Hundreds of people living near the Ubinas volcano have been evacuated after the volcanic peak erupted 07:35 UTC (02:35 local time) on July 19, 2019.
The ash plume reached an altitude of 40,000 ft (12km). The alert level has been raised from yellow to orange.
The National Institute of Civil Defense (Indeci) ordered the evacuation after the Ubinas volcano, the most active in the country located in the Moquegua region, recorded two explosions that led to ash being spewed within a radius of 25 km (16 miles), affecting at least eight inhabited areas.
Ashfall was reported in the towns of Ubinas, Escacha, Anascapa, Matalaque, San Miguel, Huarina and Tonohaya.
“Actions are being taken for around 1,000 people living in the areas around the Ubinas volcano, so they can be relocated to shelters already provided for in contingency plans,” Indeci chief Jorge Chavez told local radio station RPP.
#UBINAS: imágenes de la actividad del volcán 📷: la primera muestra el registro sísmico y la actividad de tipo tremor que estaría vinculada a la emisión continua de cenizas; la segunda, la expulsión de ceniza y proyectiles balísticos como resultado de las violentas explosiones. pic.twitter.com/QYSuayUWJV— Instituto Geofísico del Perú (@igp_peru) July 19, 2019
The education ministry said that in towns near the volcano, about 1,200 km (745 miles) south of Lima, classes were suspended and people were given masks and goggles as protection against the ash and gases from the volcano.
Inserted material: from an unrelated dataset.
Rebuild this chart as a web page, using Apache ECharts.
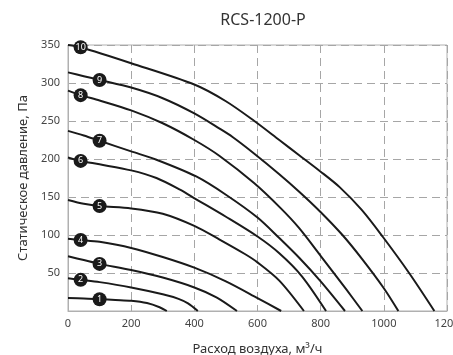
<!DOCTYPE html>
<html>
<head>
<meta charset="utf-8">
<script src="https://cdn.jsdelivr.net/npm/echarts@6/dist/echarts.min.js"></script>
<style>
  html, body { margin: 0; padding: 0; background: #fff; }
  #chart { width: 453px; height: 355px; }
</style>
</head>
<body>
<div id="chart"></div>
<script>
// curves: [расход м3/ч, статическое давление Па]
const curve1 = [[0, 17], [50, 16.5], [100, 15.5], [150, 14.5], [200, 13.5], [250, 10.5], [290, 5], [313, 0]]
const curve2 = [[0, 43], [40, 41], [100, 38], [200, 31], [300, 22], [350, 16], [380, 10], [411, 0]]
const curve3 = [[0, 72], [50, 67], [100, 62], [200, 54], [300, 44], [400, 31], [470, 18], [535, 0]]
const curve4 = [[0, 95], [40, 93.5], [100, 91], [200, 83], [300, 71], [400, 57], [500, 39], [600, 17], [675, 0]]
const curve5 = [[0, 146], [50, 141], [100, 138], [200, 135], [300, 128], [400, 112], [480, 94], [560, 75], [600, 64], [669, 40], [747, 0]]
const curve6 = [[0, 202], [40, 197.5], [100, 193], [200, 185], [280, 175], [353, 160], [406, 147], [500, 124], [600, 98], [669, 76], [740, 46], [817, 0]]
const curve7 = [[0, 237], [50, 231], [100, 224], [200, 210], [280, 199], [406, 177], [500, 153], [600, 123], [669, 96], [732, 70], [800, 39], [877, 0]]
const curve8 = [[0, 290], [40, 284], [100, 277], [200, 264], [300, 247], [400, 225], [480, 204], [590, 168], [674, 135], [732, 109], [801, 72], [880, 29], [932, 0]]
const curve9 = [[0, 314], [50, 309], [100, 304], [200, 294], [300, 280], [400, 260], [480, 240], [521, 229], [590, 207], [669, 180], [732, 157], [798, 131], [869, 100], [932, 68], [1000, 30], [1046, 0]]
const curve10 = [[0, 350], [40, 347], [200, 326], [400, 298], [500, 276], [590, 250], [669, 225], [732, 205], [798, 184], [860, 163], [930, 133], [996, 98], [1080, 50], [1160, 0]]

const curves = [curve1, curve2, curve3, curve4, curve5, curve6, curve7, curve8, curve9, curve10]
const curveNames = ['1', '2', '3', '4', '5', '6', '7', '8', '9', '10']
// index of the point in each curve that carries the numbered marker
const markerIdx = [2, 1, 2, 1, 2, 1, 2, 1, 2, 1]

const xTicks = [0, 200, 400, 600, 800, 1000, 1200]
const yTicks = [0, 50, 100, 150, 200, 250, 300, 350]

const FONT = 'Noto Sans'
const LABEL = { color: '#444', fontSize: 11, fontFamily: FONT }
const GRID_LINE = { show: true, lineStyle: { color: '#a6a6a6', type: [8, 5], width: 1 } }

const chart = echarts.init(document.getElementById('chart'))

chart.setOption({
  animation: false,
  title: {
    text: 'RCS-1200-P',
    left: 258, top: 7, textAlign: 'center',
    textStyle: { fontFamily: FONT, fontSize: 16, fontWeight: 'normal', color: '#333' }
  },
  grid: {
    left: 68, right: 6, top: 45, bottom: 44,
    outerBoundsMode: 'none',
    show: true, borderColor: '#b0b0b0', borderWidth: 1
  },
  xAxis: {
    type: 'value',
    min: xTicks[0], max: xTicks[xTicks.length - 1], interval: 200,
    name: 'Расход воздуха, м³/ч',
    nameLocation: 'middle', nameGap: 32,
    nameTextStyle: { fontFamily: FONT, fontSize: 13, color: '#333' },
    axisLine: { lineStyle: { color: '#b0b0b0' } },
    axisTick: { show: false },
    axisLabel: { ...LABEL, margin: 7, formatter: v => String(v) },
    splitLine: GRID_LINE
  },
  yAxis: {
    type: 'value',
    min: yTicks[0], max: yTicks[yTicks.length - 1], interval: 50,
    name: 'Статическое давление, Па',
    nameLocation: 'middle', nameGap: 36,
    nameTextStyle: { fontFamily: FONT, fontSize: 13, color: '#333' },
    axisLine: { show: true, lineStyle: { color: '#b0b0b0' } },
    axisTick: { show: false },
    axisLabel: { ...LABEL, margin: 8, formatter: v => (v === 0 ? '' : String(v)) },
    splitLine: GRID_LINE
  },
  series: curves.map((c, k) => ({
    type: 'line',
    name: curveNames[k],
    smooth: 0.3,
    showSymbol: true,
    showAllSymbol: true,
    lineStyle: { color: '#1a1a1a', width: 2 },
    itemStyle: { color: '#1a1a1a' },
    data: c.map((p, i) => i === markerIdx[k]
      ? {
          value: p, symbol: 'circle', symbolSize: 14,
          label: {
            show: true, position: 'inside', formatter: curveNames[k],
            color: '#fff', fontSize: 9, fontFamily: FONT
          }
        }
      : { value: p, symbol: 'none' }),
    z: 3
  }))
})

window.addEventListener('resize', () => chart.resize())
</script>
</body>
</html>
The Geophysical Institute of Peru (IGP) said that the explosions had started since dawn on Friday.
Southern Peru, an area where there are important mining sites, is home to a dozen active volcanoes.
[AHORA] Señales sísmicas que estaban siendo correlacionadas con emisiones de ceniza están regresando a niveles observados antes de las explosiones. Ello también queda graficado en la disminución de la altura de las explosiones, las cuales alcanzan los 1500 sobre el cráter. pic.twitter.com/uO7ST9EtnM— Instituto Geofísico del Perú (@igp_peru) July 19, 2019
Peru is also in the so-called Pacific “Ring of Fire,” an area with a high incidence of earthquakes and volcanic activity.